Using the data below, copy every line that contains the word "seaborn".

* DATASET ENTRIES
— Begin —

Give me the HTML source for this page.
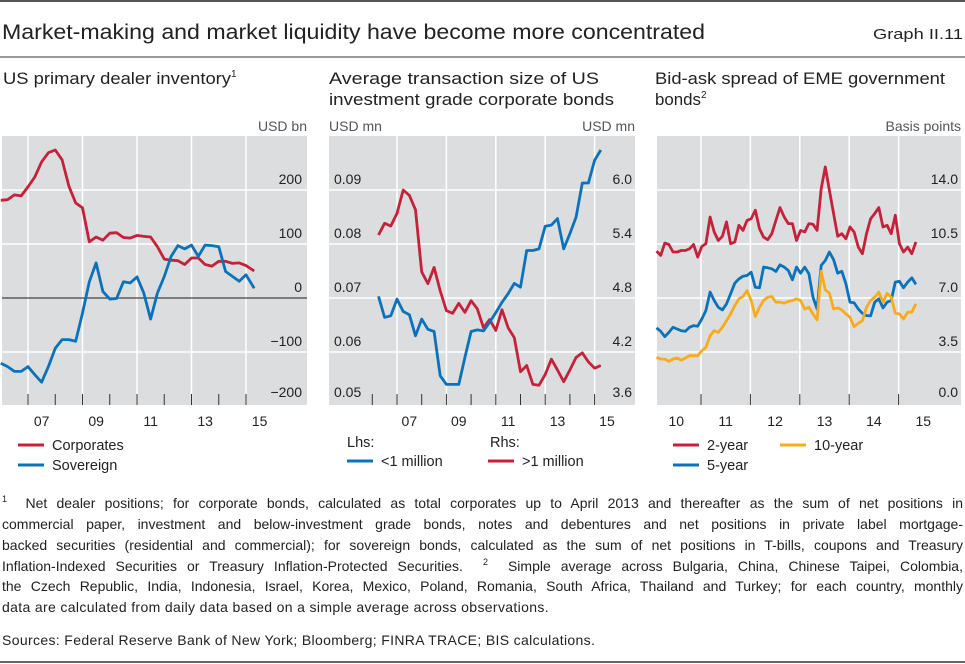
<!DOCTYPE html>
<html><head><meta charset="utf-8">
<style>
html,body{margin:0;padding:0;background:#fff;}
body{width:965px;height:664px;position:relative;overflow:hidden;font-family:"Liberation Sans",sans-serif;}
svg text{font-family:"Liberation Sans",sans-serif;}
.fn{position:absolute;left:2px;width:961px;font-size:14px;color:#222;line-height:21px;height:21px;text-align:justify;text-align-last:justify;white-space:nowrap;}
.sp{position:relative;top:-6px;font-size:9px;line-height:0;}
</style></head><body>
<svg id="chart" width="965" height="664" style="position:absolute;left:0;top:0">
  <line x1="0" y1="1" x2="965" y2="1" stroke="#555" stroke-width="2"/>
  <text x="2" y="39" font-size="21" fill="#222" textLength="703" lengthAdjust="spacingAndGlyphs">Market-making and market liquidity have become more concentrated</text>
  <text x="963" y="39" font-size="15" fill="#222" text-anchor="end" textLength="90" lengthAdjust="spacingAndGlyphs">Graph II.11</text>
  <line x1="0" y1="57" x2="965" y2="57" stroke="#333" stroke-width="1"/>
  <text x="3" y="84" font-size="16.5" fill="#222"><tspan textLength="228" lengthAdjust="spacingAndGlyphs">US primary dealer inventory</tspan><tspan font-size="10" dy="-7">1</tspan></text>
  <text x="329" y="84" font-size="16.5" fill="#222" textLength="270" lengthAdjust="spacingAndGlyphs">Average transaction size of US</text>
  <text x="329" y="105" font-size="16.5" fill="#222" textLength="285" lengthAdjust="spacingAndGlyphs">investment grade corporate bonds</text>
  <text x="655" y="84" font-size="16.5" fill="#222" textLength="290" lengthAdjust="spacingAndGlyphs">Bid-ask spread of EME government</text>
  <text x="655" y="105" font-size="16.5" fill="#222"><tspan textLength="46" lengthAdjust="spacingAndGlyphs">bonds</tspan><tspan font-size="10" dy="-7">2</tspan></text>
  <g id="p1"></g><g id="p2"></g><g id="p3"></g>
  <line x1="0" y1="662" x2="965" y2="662" stroke="#333" stroke-width="1.5"/>
</svg>
<div class="fn" style="top:493px"><span class="sp">1</span>&nbsp; Net dealer positions; for corporate bonds, calculated as total corporates up to April 2013 and thereafter as the sum of net positions in</div>
<div class="fn" style="top:514px">commercial paper, investment and below-investment grade bonds, notes and debentures and net positions in private label mortgage-</div>
<div class="fn" style="top:535px">backed securities (residential and commercial); for sovereign bonds, calculated as the sum of net positions in T-bills, coupons and Treasury</div>
<div class="fn" style="top:556px">Inflation-Indexed Securities or Treasury Inflation-Protected Securities. &nbsp;<span class="sp">2</span>&nbsp; Simple average across Bulgaria, China, Chinese Taipei, Colombia,</div>
<div class="fn" style="top:576px">the Czech Republic, India, Indonesia, Israel, Korea, Mexico, Poland, Romania, South Africa, Thailand and Turkey; for each country, monthly</div>
<div class="fn" style="top:597px;text-align-last:left;letter-spacing:0.35px">data are calculated from daily data based on a simple average across observations.</div>
<div class="fn" style="top:630px;text-align-last:left;letter-spacing:0.35px">Sources: Federal Reserve Bank of New York; Bloomberg; FINRA TRACE; BIS calculations.</div>
<script>
// ---- Panel 1 data (quarterly, USD bn) ----
const p1Years = [2006.0,2006.25,2006.5,2006.75,2007.0,2007.25,2007.5,2007.75,2008.0,2008.25,2008.5,2008.75,2009.0,2009.25,2009.5,2009.75,2010.0,2010.25,2010.5,2010.75,2011.0,2011.25,2011.5,2011.75,2012.0,2012.25,2012.5,2012.75,2013.0,2013.25,2013.5,2013.75,2014.0,2014.25,2014.5,2014.75,2015.0,2015.3];
const p1Corporates = [181,182,191,189,206,224,252,269,274,256,207,176,167,104,113,107,120,121,112,111,116,114,113,95,72,70,69,62,74,74,62,59,68,68,64,65,60,50];
const p1Sovereign = [-121,-127,-136,-136,-127,-142,-156,-127,-93,-77,-77,-80,-28,30,65,12,-2,-1,30,28,39,9,-39,9,40,77,97,91,98,77,98,97,95,49,40,31,43,18];
const p1Ticks = [-200,-100,0,100,200];
const p1TickLabels = ["\u2212200","\u2212100","0","100","200"];
const p1XLabels = ["07","09","11","13","15"];
const p1XLabelYears = [2007,2009,2011,2013,2015];

// ---- Panel 2 data (quarterly) ----
const p2Years = [2006.25,2006.5,2006.75,2007.0,2007.25,2007.5,2007.75,2008.0,2008.25,2008.5,2008.75,2009.0,2009.25,2009.5,2009.75,2010.0,2010.25,2010.5,2010.75,2011.0,2011.25,2011.5,2011.75,2012.0,2012.25,2012.5,2012.75,2013.0,2013.25,2013.5,2013.75,2014.0,2014.25,2014.5,2014.75,2015.0,2015.25];
const p2Small = [0.0703,0.0664,0.0667,0.0698,0.0675,0.0669,0.0630,0.0661,0.0642,0.0638,0.0556,0.0540,0.0540,0.0540,0.0590,0.0638,0.0641,0.0639,0.0655,0.0673,0.0692,0.0708,0.0727,0.0720,0.0788,0.0788,0.0791,0.0833,0.0835,0.0847,0.0791,0.0819,0.0850,0.0913,0.0913,0.0955,0.0974];
const p2Large = [5.50,5.63,5.60,5.74,6.00,5.94,5.78,5.09,4.96,5.14,4.88,4.66,4.63,4.74,4.64,4.77,4.68,4.47,4.56,4.44,4.67,4.47,4.36,3.98,4.05,3.84,3.83,3.95,4.12,4.00,3.87,4.00,4.14,4.19,4.09,4.02,4.05];
const p2LeftTicks = [0.05,0.06,0.07,0.08,0.09];
const p2LeftLabels = ["0.05","0.06","0.07","0.08","0.09"];
const p2RightTicks = [3.6,4.2,4.8,5.4,6.0];
const p2RightLabels = ["3.6","4.2","4.8","5.4","6.0"];
const p2XLabels = ["07","09","11","13","15"];
const p2XLabelYears = [2007,2009,2011,2013,2015];

// ---- Panel 3 data (monthly, basis points) ----
const p3StartYear = 2010.1;
const p3TwoYear = [10.04,9.76,10.56,10.47,9.98,9.98,10.08,10.08,10.19,10.47,9.65,10.34,10.52,12.25,11.28,10.73,11.0,11.93,10.52,10.63,11.71,11.38,12.03,12.14,12.69,11.49,10.95,10.78,11.17,12.03,12.86,12.25,11.82,11.82,10.73,11.38,11.28,11.82,11.78,11.38,14.09,15.5,13.99,12.47,11.0,11.17,10.84,11.6,11.28,10.3,9.87,11.17,12.14,12.47,12.86,11.6,11.71,11.17,12.36,10.52,9.98,10.3,9.87,10.63];
const p3FiveYear = [5.06,4.84,4.49,4.77,5.1,4.99,4.88,4.84,5.1,5.21,5.17,5.64,6.19,7.38,6.84,6.4,6.23,6.62,7.27,7.96,8.24,8.41,8.46,8.67,7.7,7.66,9.0,8.96,8.89,8.72,9.15,9.0,8.78,8.18,9.0,8.61,9.0,8.57,7.05,6.29,9.11,9.43,9.98,9.48,8.61,8.74,7.92,6.73,6.69,6.29,6.01,5.86,5.84,6.73,6.95,6.36,6.73,6.84,8.03,8.09,7.66,8.03,8.31,7.88];
const p3TenYear = [3.15,3.04,3.04,2.89,3.04,3.11,2.97,3.11,3.26,3.26,3.26,3.58,3.8,4.56,4.88,4.77,5.1,5.53,5.97,6.51,6.95,7.1,7.48,6.84,5.8,6.4,6.84,7.05,7.1,6.73,6.73,6.66,6.77,6.84,6.95,6.84,6.29,6.4,5.97,5.58,8.74,7.53,7.31,6.29,6.36,6.23,5.97,5.75,5.14,5.36,5.53,6.4,6.84,7.05,7.38,6.73,7.31,7.05,6.01,5.97,5.64,6.08,6.08,6.62];
const p3Ticks = [0,3.5,7,10.5,14];
const p3TickLabels = ["0.0","3.5","7.0","10.5","14.0"];
const p3XLabels = ["10","11","12","13","14","15"];
const p3XLabelYears = [2010,2011,2012,2013,2014,2015];

const NS = "http://www.w3.org/2000/svg";
const RED = "#c4213a", BLUE = "#0a72bb", YEL = "#f9ab1c", BG = "#dcdddf";
function el(parent, tag, attrs, text) {
  const e = document.createElementNS(NS, tag);
  for (const k in attrs) e.setAttribute(k, attrs[k]);
  if (text !== undefined) e.textContent = text;
  parent.appendChild(e);
  return e;
}
function lin(d0, d1, r0, r1) { return v => r0 + (v - d0) / (d1 - d0) * (r1 - r0); }
const TOP = 136, BOT = 405;

function frame(g, x0, x1, gridYs, gridXs, tickXs) {
  const r = el(g, 'rect', {x: x0, y: TOP, width: x1 - x0, height: BOT - TOP, fill: BG});
  
  
  gridYs.forEach(y => {
    const l = el(g, 'line', {x1: x0, x2: x1, y1: y, y2: y, stroke: '#fff', 'stroke-width': 1.5});
    
    
  });
  gridXs.forEach(x => {
    const l = el(g, 'line', {x1: x, x2: x, y1: TOP, y2: BOT, stroke: '#fff', 'stroke-width': 1.5});
    
    
  });
  tickXs.forEach(x => {
    const l = el(g, 'line', {x1: x, x2: x, y1: BOT - 11, y2: BOT, stroke: '#333', 'stroke-width': 1});
    
    
  });
}
function series(g, xs, ys, sx, sy, color, name) {
  const d = xs.map((x, i) => (i ? 'L' : 'M') + sx(x).toFixed(1) + ',' + sy(ys[i]).toFixed(1)).join('');
  const p = el(g, 'path', {d: d, fill: 'none', stroke: color, 'stroke-width': 2.8, 'stroke-linejoin': 'round'});
  
  
}
function txt(g, x, y, s, anchor, name, size, fill) {
  const t = el(g, 'text', {x: x, y: y, 'font-size': size || 14, fill: fill || '#222', 'text-anchor': anchor || 'start'}, s);
  
  
  return t;
}
function legend(g, x, y, color, label, name) {
  const l = el(g, 'line', {x1: x, x2: x + 26, y1: y, y2: y, stroke: color, 'stroke-width': 3});
  
  
  txt(g, x + 34, y + 5, label, 'start', name + '-label', 14.5);
}

// ---- Panel 1 ----
(function () {
  const g = document.getElementById('p1');
  const x0 = 2, x1 = 307;
  const sx = lin(2007, 2015, 28, 246);
  const sy = lin(-200, 300, 406, TOP);
  frame(g, x0, x1, [100, 200, -100].map(sy), [2007, 2009, 2011, 2013, 2015].map(sx),
    [2008, 2010, 2012, 2014].map(sx).concat([2007, 2009, 2011, 2013, 2015].map(sx)));
  const z = el(g, 'line', {x1: x0, x2: x1, y1: sy(0), y2: sy(0), stroke: '#444', 'stroke-width': 1.3});
  
  
  p1Ticks.forEach((v, i) => txt(g, 302, sy(v) - 6 + (v === -200 ? -3 : 0), p1TickLabels[i], 'end', 'y-tick-label'));
  p1XLabelYears.forEach((yr, i) => txt(g, sx(yr + 0.5), 426, p1XLabels[i], 'middle', 'x-tick-label'));
  txt(g, 307, 131, 'USD bn', 'end', 'y-axis-unit', 14, '#555');
  series(g, p1Years, p1Corporates, sx, sy, RED, 'corporates-line');
  series(g, p1Years, p1Sovereign, sx, sy, BLUE, 'sovereign-line');
  legend(g, 18, 445, RED, 'Corporates', 'legend-corporates');
  legend(g, 18, 465, BLUE, 'Sovereign', 'legend-sovereign');
})();

// ---- Panel 2 ----
(function () {
  const g = document.getElementById('p2');
  const x0 = 329, x1 = 635;
  const sx = lin(2007, 2015, 397, 594.6);
  const syL = lin(0.05, 0.10, 406, TOP);
  const syR = lin(3.6, 6.6, 406, TOP);
  frame(g, x0, x1, [0.06, 0.07, 0.08, 0.09].map(syL), [2007, 2009, 2011, 2013, 2015].map(sx),
    [2006, 2007, 2008, 2009, 2010, 2011, 2012, 2013, 2014, 2015].map(sx));
  p2LeftTicks.forEach((v, i) => txt(g, 334, syL(v) - 6 + (i === 0 ? -3 : 0), p2LeftLabels[i], 'start', 'left-y-tick-label'));
  p2RightTicks.forEach((v, i) => txt(g, 632, syR(v) - 6 + (i === 0 ? -3 : 0), p2RightLabels[i], 'end', 'right-y-tick-label'));
  p2XLabelYears.forEach((yr, i) => txt(g, sx(yr + 0.5), 426, p2XLabels[i], 'middle', 'x-tick-label'));
  txt(g, 329, 131, 'USD mn', 'start', 'left-axis-unit', 14, '#555');
  txt(g, 635, 131, 'USD mn', 'end', 'right-axis-unit', 14, '#555');
  series(g, p2Years, p2Large, sx, syR, RED, 'large-trades-line');
  series(g, p2Years, p2Small, sx, syL, BLUE, 'small-trades-line');
  txt(g, 347, 447, 'Lhs:', 'start', 'legend-lhs-heading', 14.5);
  legend(g, 347, 461, BLUE, '<1 million', 'legend-small-trades');
  txt(g, 490, 447, 'Rhs:', 'start', 'legend-rhs-heading', 14.5);
  legend(g, 488, 461, RED, '>1 million', 'legend-large-trades');
})();

// ---- Panel 3 ----
(function () {
  const g = document.getElementById('p3');
  const x0 = 657, x1 = 961;
  const sx = lin(2011, 2015, 701, 898.6);
  const sy = lin(0, 17.5, 406, TOP);
  frame(g, x0, x1, [3.5, 7, 10.5, 14].map(sy), [2011, 2012, 2013, 2014, 2015].map(sx),
    [2011, 2012, 2013, 2014, 2015].map(sx));
  p3Ticks.forEach((v, i) => txt(g, 958, sy(v) - 6 + (i === 0 ? -3 : 0), p3TickLabels[i], 'end', 'y-tick-label'));
  p3XLabelYears.forEach((yr, i) => txt(g, sx(yr + 0.5), 426, p3XLabels[i], 'middle', 'x-tick-label'));
  txt(g, 961, 131, 'Basis points', 'end', 'y-axis-unit', 14, '#555');
  const xs = p3TwoYear.map((v, i) => p3StartYear + i / 12);
  series(g, xs, p3TwoYear, sx, sy, RED, 'two-year-line');
  series(g, xs, p3FiveYear, sx, sy, BLUE, 'five-year-line');
  series(g, xs, p3TenYear, sx, sy, YEL, 'ten-year-line');
  legend(g, 673, 445, RED, '2-year', 'legend-two-year');
  legend(g, 780, 445, YEL, '10-year', 'legend-ten-year');
  legend(g, 673, 465, BLUE, '5-year', 'legend-five-year');
})();
</script>
</body></html>
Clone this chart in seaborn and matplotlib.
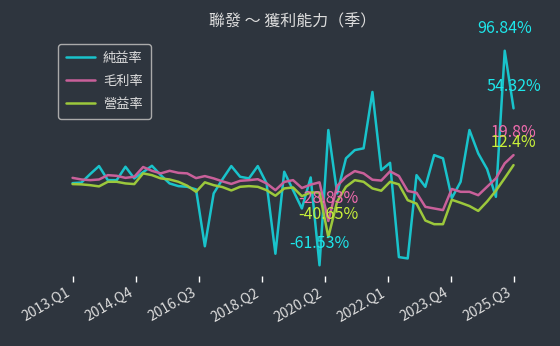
import numpy as np
import pandas as pd
import seaborn as sns
import matplotlib.pyplot as plt

# --- colores / fondo ---
BG = "#2e353e"
TXT = "#dddddd"
LINE_COLORS = {"純益率": "#19c3cb", "毛利率": "#c9609a", "營益率": "#9cc83c"}
LABEL_COLORS = {"純益率": "#1ee6ea", "毛利率": "#f06cae", "營益率": "#c8f03a"}

# --- datos (%) ---
quarters = [f"{y}.Q{q}" for y in range(2013, 2026) for q in range(1, 5)][:51]

net_margin = [-0.9, -0.5, 5.8, 11.7, 1.3, 1.3, 11.2, 2.6, 7.2, 11.9,
              5.0, -1.1, -3.1, -3.6, -5.5, -47.5, -8.5, 2.0, 11.7, 3.8,
              2.6, 11.7, -1.1, -53.0, 7.5, -6.1, -19.6, 3.3, -61.53, 38.3,
              -8.5, 17.4, 23.5, 24.8, 66.4, 8.7, 14.1, -55.5, -56.5, 5.0,
              -3.6, 19.8, 17.4, -12.0, 0.1, 38.3, 21.0, 9.5, -11.0, 96.84,
              54.32]
gross_margin = [3.0, 1.8, 1.3, 1.8, 5.0, 4.5, 3.0, 3.8, 11.0, 8.2,
                6.3, 8.2, 6.7, 6.3, 2.8, 4.3, 2.6, 0.4, -1.5, 0.8,
                1.3, 2.0, -1.1, -6.1, 0.0, 1.3, -4.5, -2.0, -0.3, -28.83,
                -3.0, 3.8, 8.0, 6.3, 1.6, 1.0, 7.8, 4.4, -6.7, -8.0,
                -18.4, -19.6, -20.8, -5.2, -7.3, -7.3, -9.8, -3.6, 2.6, 13.7,
                19.8]
op_margin = [-1.6, -1.8, -2.4, -3.3, 0.1, 0.1, -1.1, -1.6, 6.3, 5.0,
             2.6, 1.8, 0.1, -2.8, -7.3, -0.3, -2.4, -3.8, -6.3, -3.6,
             -3.1, -3.6, -6.1, -10.2, -4.8, -4.1, -10.5, -7.8, -7.8, -40.65,
             -14.5, -3.6, 1.3, 0.1, -4.8, -6.5, 0.1, -1.8, -13.5, -16.0,
             -28.5, -31.2, -31.2, -13.2, -15.4, -17.8, -21.4, -14.5, -6.5, 2.8,
             12.4]

df = pd.DataFrame({
    "pos": np.arange(len(quarters)),
    "季度": quarters,
    "純益率": net_margin,
    "毛利率": gross_margin,
    "營益率": op_margin,
})

# --- estilo ---
sns.set_theme(style="dark", rc={"axes.facecolor": BG, "figure.facecolor": BG})
plt.rcParams["font.family"] = ["Noto Sans CJK TC", "DejaVu Sans"]

fig = plt.figure(figsize=(5.6, 3.46), dpi=100, facecolor=BG)
ax = fig.add_axes([0.0902, 0.2023, 0.8662, 0.6821])
ax.set_facecolor(BG)

for name in ["純益率", "毛利率", "營益率"]:
    sns.lineplot(data=df, x="pos", y=name, ax=ax, color=LINE_COLORS[name],
                 linewidth=1.8, label=name)

# etiquetas: máximo, mínimo y último valor de cada serie
for name in ["純益率", "毛利率", "營益率"]:
    vals = df[name].tolist()
    idxs = [int(np.argmax(vals)), int(np.argmin(vals)), len(vals) - 1]
    for i in sorted(set(idxs)):
        ax.annotate(f"{vals[i]}%", (i, vals[i]), xytext=(0, 16),
                    textcoords="offset points", ha="center", va="center",
                    color=LABEL_COLORS[name], fontsize=11.5)

ax.set_xlim(-2.5, 52.5)
ax.set_ylim(-69.45, 104.76)
ticks = np.linspace(0, len(quarters) - 1, 8)
ax.set_xticks(ticks)
ax.set_xticklabels([quarters[int(round(t))] for t in ticks], rotation=30, ha="right")
ax.set_yticks([])
ax.set_xlabel("")
ax.set_ylabel("")
ax.tick_params(axis="x", bottom=True, color="white", labelcolor=TXT,
               length=4, width=1, direction="out", pad=3, labelsize=10)
for s in ax.spines.values():
    s.set_visible(False)
ax.grid(False)

leg = ax.legend(loc="upper left", bbox_to_anchor=(0.0155, 0.9835), borderaxespad=0,
                frameon=True, facecolor=BG, edgecolor="#aaaaaa", labelcolor=TXT,
                fontsize=9.5, handlelength=2.2, handletextpad=0.6, framealpha=1,
                labelspacing=0.75, borderpad=0.6)
leg.get_frame().set_linewidth(1.0)

fig.text(0.523, 1 - 22 / 346, "聯發 ～ 獲利能力（季）", ha="center", va="center",
         color=TXT, fontsize=11.5)

fig.savefig("out.png", dpi=100, facecolor=BG)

— End —

* EXERCISE RESULT
Clone this chart in seaborn and matplotlib.
import seaborn as sns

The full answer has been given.